Firm B is a personal account and cash is a part of the real account.
Based on the golden rules of accounting (for personal and real accounts):
- Credit what goes out
- Debit the receiver
Account | Cr | Dr |
Cash A/c | 40,000 | |
Firm B A/c | 40,000 |
♦ Company A pays salaries/wages worth INR 40,000 to its workforce.
Salary is a part of the nominal account as is considered an expense to the business. And cash is part of a real account.
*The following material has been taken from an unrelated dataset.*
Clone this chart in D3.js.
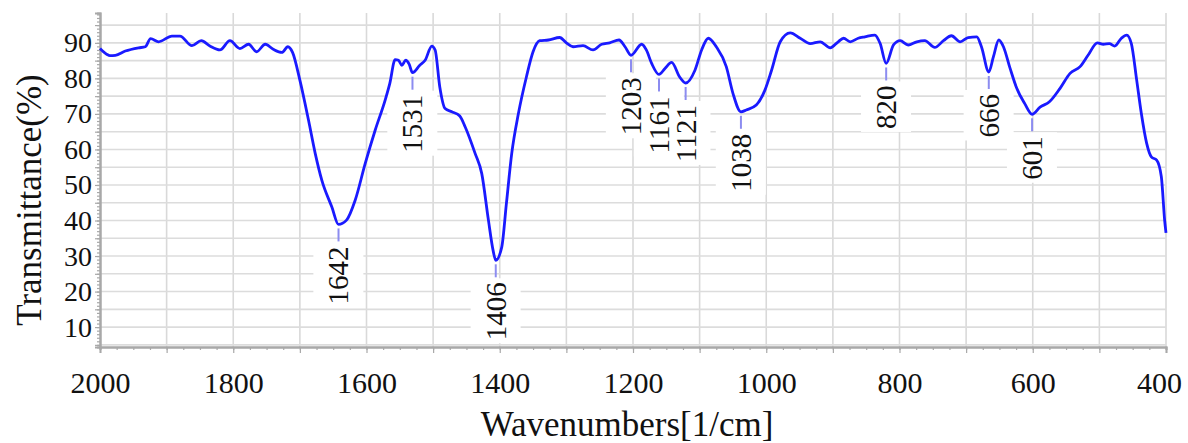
<!DOCTYPE html>
<html>
<head>
<meta charset="utf-8">
<script src="https://cdn.jsdelivr.net/npm/d3@7"></script>
<style>
  html, body { margin: 0; padding: 0; background: #fff; }
  svg { display: block; }
  svg text { font-family: "Liberation Serif", "Times New Roman", Times, "DejaVu Serif", serif; fill: #111; }
</style>
</head>
<body>
<svg id="chart" width="1188" height="443"></svg>
<script>
// FTIR spectrum: wavenumber (1/cm) vs transmittance (%)
const wavenumbers = [
  2000, 1990, 1985, 1977, 1962, 1942, 1932, 1924, 1912, 1892, 1880, 1862, 1848, 1835, 1820,
  1805, 1790, 1777, 1765, 1752, 1740, 1727, 1718, 1711, 1700, 1687, 1677, 1667, 1652, 1642,
  1630, 1617, 1602, 1587, 1572, 1565, 1557, 1552, 1547, 1541, 1536, 1531, 1520, 1512, 1502,
  1497, 1490, 1482, 1472, 1460, 1452, 1437, 1427, 1417, 1410, 1406, 1397, 1390, 1382, 1372,
  1360, 1350, 1340, 1327, 1310, 1300, 1290, 1275, 1260, 1247, 1235, 1221, 1212, 1203, 1187,
  1180, 1172, 1161, 1152, 1142, 1130, 1121, 1107, 1097, 1087, 1075, 1060, 1050, 1038, 1030,
  1015, 1002, 992, 979, 964, 949, 934, 919, 904, 892, 884, 874, 862, 852, 837,
  829, 820, 809, 799, 787, 774, 762, 747, 734, 722, 709, 697, 684, 677, 666,
  659, 651, 644, 634, 624, 612, 601, 589, 575, 559, 544, 529, 517, 503, 494,
  485, 477, 467, 459, 452, 444, 437, 429, 422, 414, 407, 402, 400
];
const transmittance = [
  88.4, 86.8, 86.4, 86.5, 87.7, 88.6, 88.9, 91.2, 90.3, 91.9, 91.9, 89.2, 90.6, 89.1, 88.0,
  90.6, 88.4, 89.6, 87.5, 89.6, 88.2, 87.3, 88.9, 87.3, 79.5, 68.2, 58.9, 51.3, 43.8, 38.9,
  40.1, 45.7, 56.0, 65.4, 73.9, 78.6, 85.3, 85.1, 83.7, 85.1, 84.0, 81.6, 83.7, 85.1, 89.1,
  88.0, 77.6, 71.5, 70.6, 69.4, 66.4, 58.9, 53.2, 40.1, 31.6, 28.8, 32.5, 44.8, 58.9, 70.1,
  80.4, 87.5, 90.6, 90.8, 91.5, 90.0, 88.9, 89.2, 88.0, 89.6, 90.0, 90.8, 88.9, 86.5, 89.6,
  88.0, 84.2, 81.1, 82.8, 84.5, 80.4, 78.7, 82.3, 88.0, 91.3, 88.9, 83.3, 75.8, 70.6, 71.1,
  72.5, 76.7, 82.3, 90.3, 92.8, 91.3, 89.8, 90.3, 88.6, 90.3, 91.3, 90.3, 91.3, 91.7, 92.2,
  89.8, 84.2, 89.4, 90.6, 89.4, 90.3, 90.6, 88.7, 90.6, 92.0, 90.3, 91.5, 91.7, 88.9, 81.8,
  86.1, 90.8, 88.9, 82.8, 77.2, 72.9, 69.9, 71.9, 73.4, 77.2, 81.4, 83.3, 86.5, 90.0, 89.6,
  89.8, 89.1, 91.3, 92.2, 89.8, 79.5, 70.1, 61.7, 57.9, 57.0, 52.3, 40.0, 36.5
];

// Labelled absorption bands
const peakLabels = [1642, 1531, 1406, 1203, 1161, 1121, 1038, 820, 666, 601];

// Axis ticks
const xTickLabels = [2000, 1800, 1600, 1400, 1200, 1000, 800, 600, 400];
const yTickLabels = [10, 20, 30, 40, 50, 60, 70, 80, 90];

const W = 1188, H = 443;
const plot = { left: 100, right: 1166, top: 13, bottom: 347 };
const serif = '"Liberation Serif", "Times New Roman", Times, "DejaVu Serif", serif';

const svg = d3.select("#chart");

const x = d3.scaleLinear().domain([2000, 400]).range([plot.left, plot.right]);
const y = d3.scaleLinear().domain([4.4, 98.4]).range([plot.bottom, plot.top]);

// Layers, back to front
const gGrid = svg.append("g");
const gAxes = svg.append("g");
const gBoxes = svg.append("g");
const gCurve = svg.append("g");
const gLeaders = svg.append("g");
const gLabels = svg.append("g");

// Grid
gGrid.selectAll("line.v")
  .data(d3.range(1900, 399, -100))
  .join("line")
  .attr("class", "v")
  .attr("x1", d => x(d)).attr("x2", d => x(d))
  .attr("y1", plot.top).attr("y2", plot.bottom)
  .attr("stroke", "#d9d9d9").attr("stroke-width", 1.6);
gGrid.selectAll("line.h")
  .data(d3.range(5, 96, 5))
  .join("line")
  .attr("class", "h")
  .attr("x1", plot.left).attr("x2", plot.right)
  .attr("y1", d => y(d)).attr("y2", d => y(d))
  .attr("stroke", "#dcdcdc").attr("stroke-width", 1.6);

// Axes
const xMinor = gAxes.append("g")
  .attr("transform", `translate(0,${plot.bottom})`)
  .call(d3.axisBottom(x).tickValues(d3.range(2000, 399, -25)).tickSize(3).tickFormat(""));
const xMajor = gAxes.append("g")
  .attr("transform", `translate(0,${plot.bottom})`)
  .call(d3.axisBottom(x).tickValues(d3.range(2000, 399, -100)).tickSize(6).tickFormat(""));
const xLab = gAxes.append("g")
  .attr("transform", `translate(0,${plot.bottom})`)
  .call(d3.axisBottom(x).tickValues(xTickLabels).tickSize(0).tickPadding(25).tickFormat(d3.format("d")));

const yMinor = gAxes.append("g")
  .attr("transform", `translate(${plot.left},0)`)
  .call(d3.axisLeft(y).tickValues(d3.range(5, 99, 1)).tickSize(3).tickFormat(""));
const yMajor = gAxes.append("g")
  .attr("transform", `translate(${plot.left},0)`)
  .call(d3.axisLeft(y).tickValues(d3.range(5, 99, 5)).tickSize(5).tickFormat(""));
const yLab = gAxes.append("g")
  .attr("transform", `translate(${plot.left},0)`)
  .call(d3.axisLeft(y).tickValues(yTickLabels).tickSize(0).tickPadding(8).tickFormat(d3.format("d")));

gAxes.selectAll("g").attr("font-family", serif);
[xMinor, xMajor, yMinor, yMajor].forEach(g => {
  g.selectAll("line").attr("stroke", "#a8a8a8").attr("stroke-width", 1.2);
  g.select(".domain").attr("stroke", "#a8a8a8").attr("stroke-width", 2);
});
[xLab, yLab].forEach(g => g.select(".domain").remove());
xLab.selectAll("text").attr("font-size", 30).attr("fill", "#111");
yLab.selectAll("text").attr("font-size", 28).attr("fill", "#111");

// keep the last x label inside the page
xLab.selectAll("text").each(function () {
  const b = this.getBBox();
  const tr = this.parentNode.getAttribute("transform");
  const tx = +tr.match(/translate\(([-\d.]+)/)[1];
  const over = tx + b.x + b.width - (W - 6);
  if (over > 0) d3.select(this).attr("x", -over);
});

const series = wavenumbers.map((w, i) => ({ w, t: transmittance[i] }));
const peakData = peakLabels.map(p => {
  const pt = series.find(s => s.w === p);
  return { w: p, t: pt.t };
});

// Band labels, rotated, with white backing boxes
const labelPos = d => `translate(${x(d.w)},${y(d.t) + 22}) rotate(-90)`;
const ptext = gLabels.selectAll("text")
  .data(peakData)
  .join("text")
  .attr("transform", labelPos)
  .attr("text-anchor", "end")
  .attr("dy", "0.34em")
  .attr("font-size", 29)
  .attr("font-family", serif)
  .text(d => d.w);
ptext.each(function (d) {
  const b = this.getBBox();
  gBoxes.append("rect")
    .attr("transform", labelPos(d))
    .attr("x", b.x - 3).attr("y", b.y - 9)
    .attr("width", b.width + 7).attr("height", b.height + 18)
    .attr("fill", "#fff");
});

// Spectrum line
const line = d3.line()
  .x(d => x(d.w))
  .y(d => y(d.t))
  .curve(d3.curveMonotoneX);
gCurve.append("path")
  .datum(series)
  .attr("fill", "none")
  .attr("stroke", "#1a1aff")
  .attr("stroke-width", 2.8)
  .attr("stroke-linejoin", "round")
  .attr("d", line);

// Leader ticks from each band to its label
gLeaders.selectAll("line")
  .data(peakData)
  .join("line")
  .attr("x1", d => x(d.w)).attr("x2", d => x(d.w))
  .attr("y1", d => y(d.t) + 4).attr("y2", d => y(d.t) + 17)
  .attr("stroke", "#8c8cf0").attr("stroke-width", 2);

// Axis titles
svg.append("text")
  .attr("transform", "translate(41,200) rotate(-90)")
  .attr("text-anchor", "middle")
  .attr("font-size", 35)
  .attr("font-family", serif)
  .text("Transmittance(%)");
svg.append("text")
  .attr("x", 627).attr("y", 436)
  .attr("text-anchor", "middle")
  .attr("font-size", 35)
  .attr("font-family", serif)
  .text("Wavenumbers[1/cm]");
</script>
</body>
</html>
Based on the golden rules of accounting (for nominal and real accounts):
- Credit what goes out
- Debit all losses and expenses
Account | Cr | Dr |
Cash A/c | 40,000 | |
Salary A/c | 40,000 |
⇒ The foundation of the modern accounting system stands on these three golden rules of accounting. It helps companies across industries standardize financial transactions, enabling government authorities, financial institutions, and tax authorities to get a 360-degree view of the business’s financial situation.
Always remember these guidelines while applying these golden rules of accounting :
- Identify the types of accounts in the transaction.
- Monitor whether transactions in the account increase or decrease the account value.
The three golden rules of accounting will always keep your accounts updated.